I'd say determining whether or not this stage was BS to get free labor,
depends upon what they had you doing. Did it FEEL like a test? Like
an interview process? Did the Kitchen Manager Head chef "shadow" you,
watching you and how you do things, and adapt to their kitchen setup
and routine? Or did they have you doing grunt work like prepping, running
to the walk-ins, mopping, filling ice buckets and the like?
As to what the other employees "informed you" of, next to meaningless,
as you are a new guy potentially "invading" their turf, not to mention
possibly about to be one of their replacements. This is a very real
sentiment, I and others in here have experienced this "outsider"
feeling before.
Its also a good idea to ask for minimum wage in cash before you agree
to stage. They can pop you 30 clams for the work you came in and
did, no SOTNose.
Joined May 23, 2016
Unfortunately this happens all of the time. Some places have a specific policy that a position "must be posted for x amount of days", they already have someone in mind and in the mean time bring in "interviewees" just in case they MIGHT find someone who is a better fit. (99%) of the time this doesn't happen. Believe me it has happened to me the Executive Chef being at the mercy of the restaurant manager because they want to promote their drinking buddy from the kitchen to Sous Chef, and if I actually had a say in it they would have been fired already.

So before you stage, let them know if you are there for more than 1 - 2 hours you expect payment, if they refuse this, you probably don't want to work there anyway.
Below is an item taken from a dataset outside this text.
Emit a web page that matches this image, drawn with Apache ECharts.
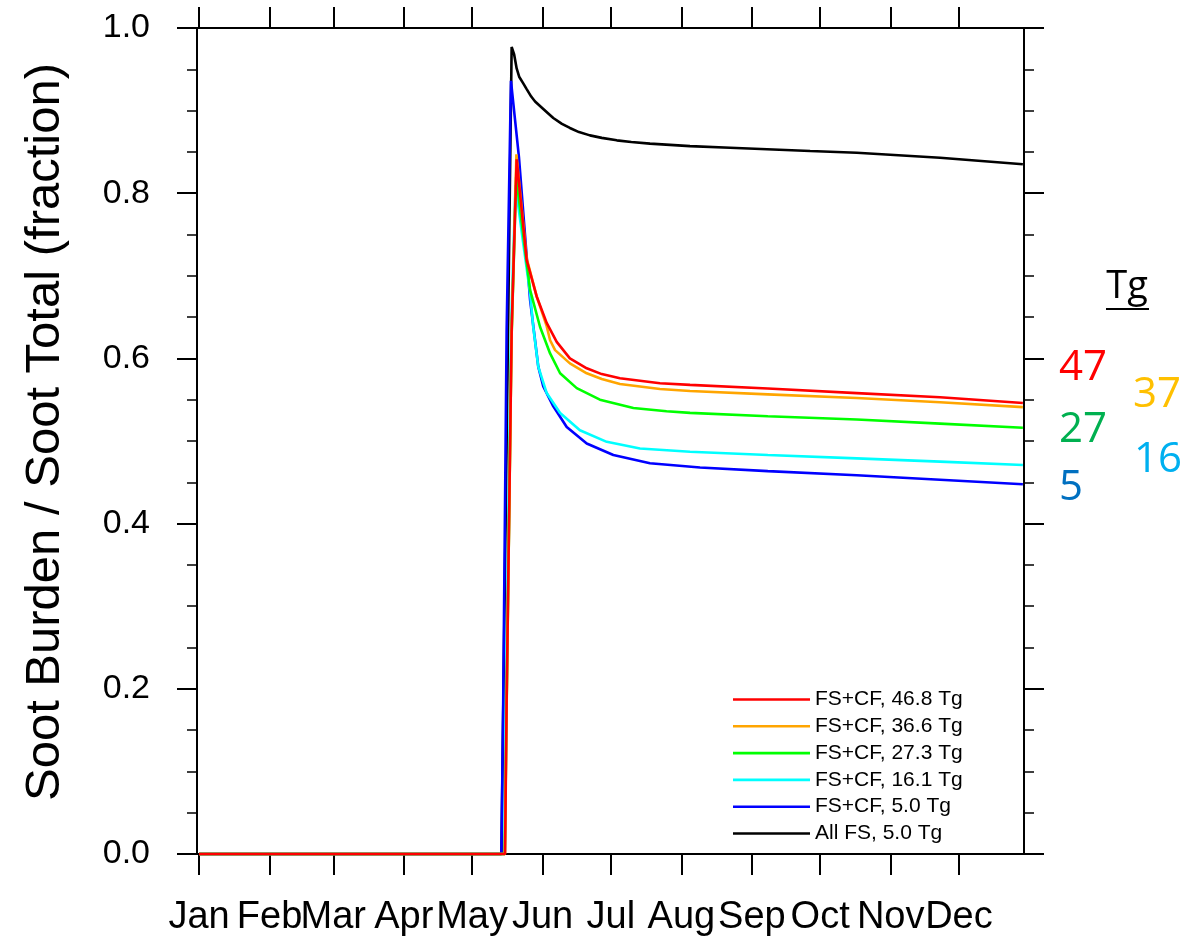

Don't think for a minute that just because you didn't get the job you weren't good enough either. When I was younger the executive chef of a place gave me some jobs to do in the kitchen. He told me I had one hour to complete it and was sure I wouldn't be done within 30. (Cleaning grab claws, separating some eggs, and chopping some stuff, making whipped cream). I was done in fifteen minutes and as a result didn't get the job. Why? Well he was so sure I wouldn't be done in 30, never tell your boss he's wrong right? His reason was I was too slow. When I brought this information to his attention, he told me "well we're looking for someone who asks a little more questions". My friend a couple of weeks later said "DUDE I got a job at xxxx" I was like really lol did you have to stage? He said yes, but he just stood around and didn't have to do anything.

Hmm, interesting. It might have been because I told the lead line cook who I was shadowing that he was burning his risotto.

I've also been told I make "other employees look bad" as well. So take that for what you will.

Last year I was actually hired by a restaurant owner to come in and tell her why she was losing money on a restaurant. I came in told her what was going on and well she didn't like what I had to say, so she effectively "fired me" as a contractor. (Raw meat was being stored above ready to eat foods, cases of food just sitting on the floor and not the shelf) Some of the greens had been stacked under a box so long they were white...wrong menu prices resulting in angry customers etc etc etc etc.

All in all the world isn't fair just keep on going and keep on doing what you do you will find the right place. Do not get discouraged because one of the main reasons why you might not be hired is because you are a threat. YES this CAN be a threat to the executive chef as well.

Don't take it too seriously. Just continue to do what you love.
Joined Dec 17, 2013
If this is a concern for you, ask what the stage will consist of during you interview. Ask what the time expectation should be, and if you should study the menu. If you're smart, you'll say you have another stage in the am/pm, so you seem desirable, and can get an actual timeline. If a business is hesitant to give you a time line, and their not a huge name, then they're probably taking advantage. A big name has a lot of people to see, and time and options to find the right person. Everyone else needs an extra body around.